Extrait de l’article
In the month of July 1689 the exiled queen of England - Marie-Beatrix d’Este, wife of James II - came to see Versailles. According to Dangeau, Louis XIV himself ordered a short itinerary to be drawn up for her visit to the gardens. This was to be the first of six similar MS. texts on the subject, including one written in the King’s own hand, hence presumably composed by him. It dates from 1702-04 but is unfortunately incomplete. The third and most interesting version consisting of 26 paragraphs which is considered to be from 1691-1695, was copied by a royal Secretary, and has since been published. From the same period, we have recently discovered the Harvard Library Map Collection, a large engraving entitles "Veüe...de Versailles," issued by A. Schoonbeek in Amsterdam in 1693, and apparently not reproduced since then. We shall relate the King’s walking directions to this panoramic engraving, by referring [in square brackets] to its key letters.

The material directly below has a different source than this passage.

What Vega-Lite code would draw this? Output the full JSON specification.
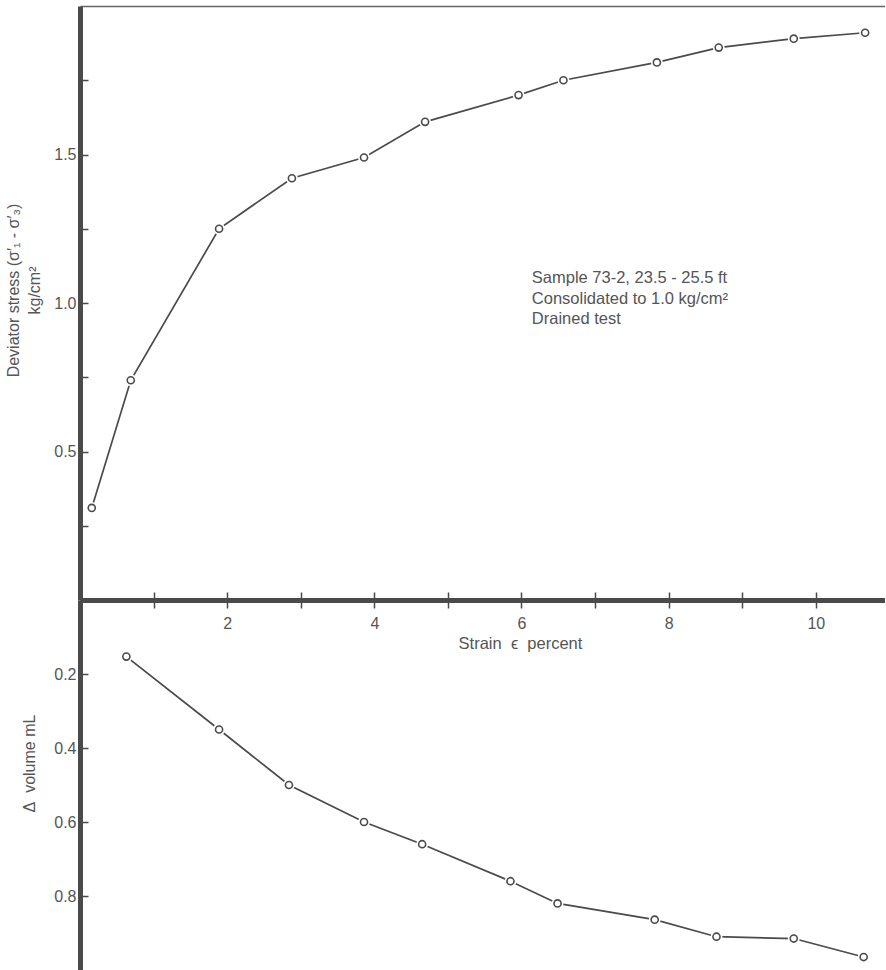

In a further coincidence, at Versailles, there have been preserved two sets of garden paintings done by Jean Cotelle, the King’s miniaturist, and dated c. 1693. We shall describe these and other contemporary illustrations of the garden groves (bosquets), in an attempt to reconstruct verbally the experience of late 17th c. visitors who might have followed the prescribed itinerary.